▸ **PROVIDED DATA**
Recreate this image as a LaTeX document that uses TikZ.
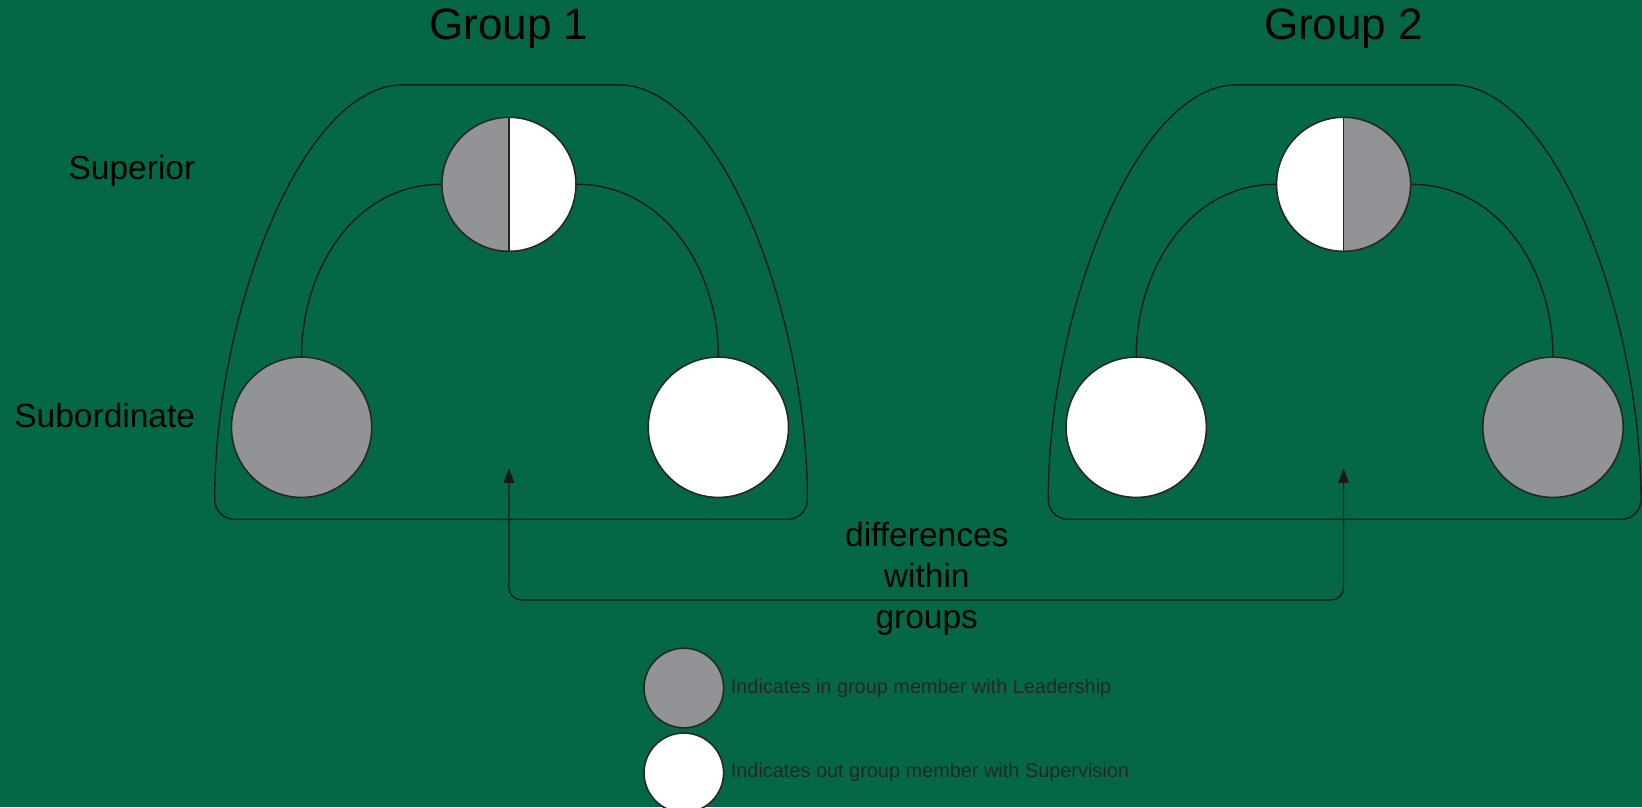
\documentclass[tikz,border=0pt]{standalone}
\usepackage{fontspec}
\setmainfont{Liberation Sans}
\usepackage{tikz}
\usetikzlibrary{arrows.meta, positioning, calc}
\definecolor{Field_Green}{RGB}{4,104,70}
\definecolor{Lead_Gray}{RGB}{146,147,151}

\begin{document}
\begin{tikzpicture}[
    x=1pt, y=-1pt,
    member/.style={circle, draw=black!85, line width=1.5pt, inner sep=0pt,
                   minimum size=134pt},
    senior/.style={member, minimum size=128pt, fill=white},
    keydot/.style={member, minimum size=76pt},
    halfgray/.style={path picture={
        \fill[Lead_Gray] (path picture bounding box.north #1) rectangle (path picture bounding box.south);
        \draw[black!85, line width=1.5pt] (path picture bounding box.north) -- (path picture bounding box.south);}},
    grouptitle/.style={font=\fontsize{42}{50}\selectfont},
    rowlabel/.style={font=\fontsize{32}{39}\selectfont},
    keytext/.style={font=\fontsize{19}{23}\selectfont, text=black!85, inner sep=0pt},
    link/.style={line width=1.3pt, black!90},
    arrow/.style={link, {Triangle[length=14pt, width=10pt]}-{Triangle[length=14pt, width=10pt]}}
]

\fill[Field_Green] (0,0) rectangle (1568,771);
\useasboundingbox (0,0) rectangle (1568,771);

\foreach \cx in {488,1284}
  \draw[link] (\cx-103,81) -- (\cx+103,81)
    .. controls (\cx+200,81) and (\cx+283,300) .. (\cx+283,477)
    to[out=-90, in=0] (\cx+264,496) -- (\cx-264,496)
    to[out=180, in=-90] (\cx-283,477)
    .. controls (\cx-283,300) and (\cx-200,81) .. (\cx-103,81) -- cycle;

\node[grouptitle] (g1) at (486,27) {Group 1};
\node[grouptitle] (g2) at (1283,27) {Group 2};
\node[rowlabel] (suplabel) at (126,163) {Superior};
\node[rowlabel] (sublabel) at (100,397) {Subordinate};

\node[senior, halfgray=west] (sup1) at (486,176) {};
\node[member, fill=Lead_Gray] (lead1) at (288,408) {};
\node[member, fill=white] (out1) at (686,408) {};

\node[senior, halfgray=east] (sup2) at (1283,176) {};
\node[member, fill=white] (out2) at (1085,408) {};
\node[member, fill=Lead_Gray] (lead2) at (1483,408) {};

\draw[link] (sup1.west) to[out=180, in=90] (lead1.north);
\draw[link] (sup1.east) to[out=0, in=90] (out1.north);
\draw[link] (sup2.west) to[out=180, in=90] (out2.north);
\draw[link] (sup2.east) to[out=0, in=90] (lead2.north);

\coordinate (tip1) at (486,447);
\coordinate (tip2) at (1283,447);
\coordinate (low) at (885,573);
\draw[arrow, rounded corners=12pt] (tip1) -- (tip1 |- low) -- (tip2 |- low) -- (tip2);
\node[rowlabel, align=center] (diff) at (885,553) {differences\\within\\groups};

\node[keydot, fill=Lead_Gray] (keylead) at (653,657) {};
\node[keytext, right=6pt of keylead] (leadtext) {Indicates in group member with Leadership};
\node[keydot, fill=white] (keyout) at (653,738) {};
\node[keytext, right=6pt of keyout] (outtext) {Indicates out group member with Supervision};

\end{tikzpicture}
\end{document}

▸ **TASK DIRECTIONS**
Repeat the listing verbatim. Skip the pictures.

▸ **RESULT OF THE EXERCISE**
Recreate this image as a LaTeX document that uses TikZ.
\documentclass[tikz,border=0pt]{standalone}
\usepackage{fontspec}
\setmainfont{Liberation Sans}
\usepackage{tikz}
\usetikzlibrary{arrows.meta, positioning, calc}
\definecolor{Field_Green}{RGB}{4,104,70}
\definecolor{Lead_Gray}{RGB}{146,147,151}

\begin{document}
\begin{tikzpicture}[
    x=1pt, y=-1pt,
    member/.style={circle, draw=black!85, line width=1.5pt, inner sep=0pt,
                   minimum size=134pt},
    senior/.style={member, minimum size=128pt, fill=white},
    keydot/.style={member, minimum size=76pt},
    halfgray/.style={path picture={
        \fill[Lead_Gray] (path picture bounding box.north #1) rectangle (path picture bounding box.south);
        \draw[black!85, line width=1.5pt] (path picture bounding box.north) -- (path picture bounding box.south);}},
    grouptitle/.style={font=\fontsize{42}{50}\selectfont},
    rowlabel/.style={font=\fontsize{32}{39}\selectfont},
    keytext/.style={font=\fontsize{19}{23}\selectfont, text=black!85, inner sep=0pt},
    link/.style={line width=1.3pt, black!90},
    arrow/.style={link, {Triangle[length=14pt, width=10pt]}-{Triangle[length=14pt, width=10pt]}}
]

\fill[Field_Green] (0,0) rectangle (1568,771);
\useasboundingbox (0,0) rectangle (1568,771);

\foreach \cx in {488,1284}
  \draw[link] (\cx-103,81) -- (\cx+103,81)
    .. controls (\cx+200,81) and (\cx+283,300) .. (\cx+283,477)
    to[out=-90, in=0] (\cx+264,496) -- (\cx-264,496)
    to[out=180, in=-90] (\cx-283,477)
    .. controls (\cx-283,300) and (\cx-200,81) .. (\cx-103,81) -- cycle;

\node[grouptitle] (g1) at (486,27) {Group 1};
\node[grouptitle] (g2) at (1283,27) {Group 2};
\node[rowlabel] (suplabel) at (126,163) {Superior};
\node[rowlabel] (sublabel) at (100,397) {Subordinate};

\node[senior, halfgray=west] (sup1) at (486,176) {};
\node[member, fill=Lead_Gray] (lead1) at (288,408) {};
\node[member, fill=white] (out1) at (686,408) {};

\node[senior, halfgray=east] (sup2) at (1283,176) {};
\node[member, fill=white] (out2) at (1085,408) {};
\node[member, fill=Lead_Gray] (lead2) at (1483,408) {};

\draw[link] (sup1.west) to[out=180, in=90] (lead1.north);
\draw[link] (sup1.east) to[out=0, in=90] (out1.north);
\draw[link] (sup2.west) to[out=180, in=90] (out2.north);
\draw[link] (sup2.east) to[out=0, in=90] (lead2.north);

\coordinate (tip1) at (486,447);
\coordinate (tip2) at (1283,447);
\coordinate (low) at (885,573);
\draw[arrow, rounded corners=12pt] (tip1) -- (tip1 |- low) -- (tip2 |- low) -- (tip2);
\node[rowlabel, align=center] (diff) at (885,553) {differences\\within\\groups};

\node[keydot, fill=Lead_Gray] (keylead) at (653,657) {};
\node[keytext, right=6pt of keylead] (leadtext) {Indicates in group member with Leadership};
\node[keydot, fill=white] (keyout) at (653,738) {};
\node[keytext, right=6pt of keyout] (outtext) {Indicates out group member with Supervision};

\end{tikzpicture}
\end{document}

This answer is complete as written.